African Bank’s financial year ends in September.
The central bank took a 50% stake in African Bank in 2014 after it collapsed under a mountain of bad debt and was unable to raise new funding. It convinced the lender’s peers including Standard Bank Group Ltd., Absa Group Ltd. and the Public Investment Corp. — which manages the bulk of South Africa’s Government Employees Pension Fund — to acquire stakes, and has been seeking to dispose of its shareholding since 2021.
African Bank also delayed the completion of its pre-initial public offering process that had been scheduled to conclude this year until 2025.
The lender has allowed employees to purchase a 10% stake and secured the GEPF, which owns 25%, as an anchor shareholder “beyond even listing,” Bungane said. That decision reduces the number of shares the lender will offer to the public, he said.

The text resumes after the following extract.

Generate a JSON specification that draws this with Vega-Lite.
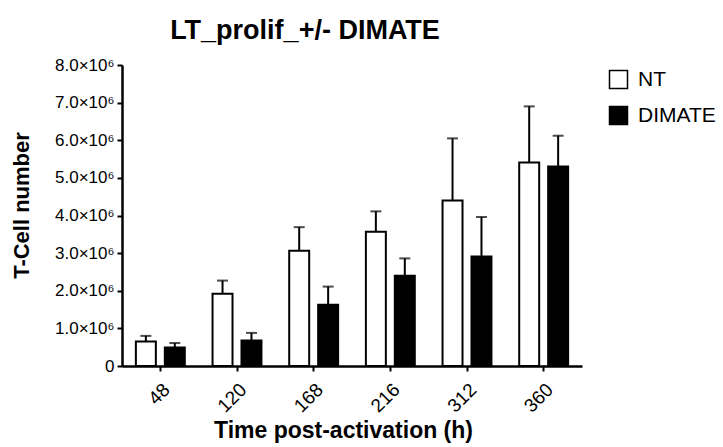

The next phase of African Bank’s pre-IPO process will be to develop a management plan to ensure key staff goals are strategically aligned with the company, and address its Black economic empowerment rating, Bungane said. South African companies are encouraged to adopt Black-empowerment plans to comply with government policies to redress financial inequality stemming from the apartheid era.
“It is an important to take this bank’s ownership back to the Black entrepreneurs who founded it in 1964,” he said.
Earlier on Tuesday, African Bank announced full-year profit-after-tax grew 0.4% to 523 million rand ($29 million). The company posted a 4% decline in net interest income, partly because of a strategy to subdue growth in unsecured personal loans, according to a statement.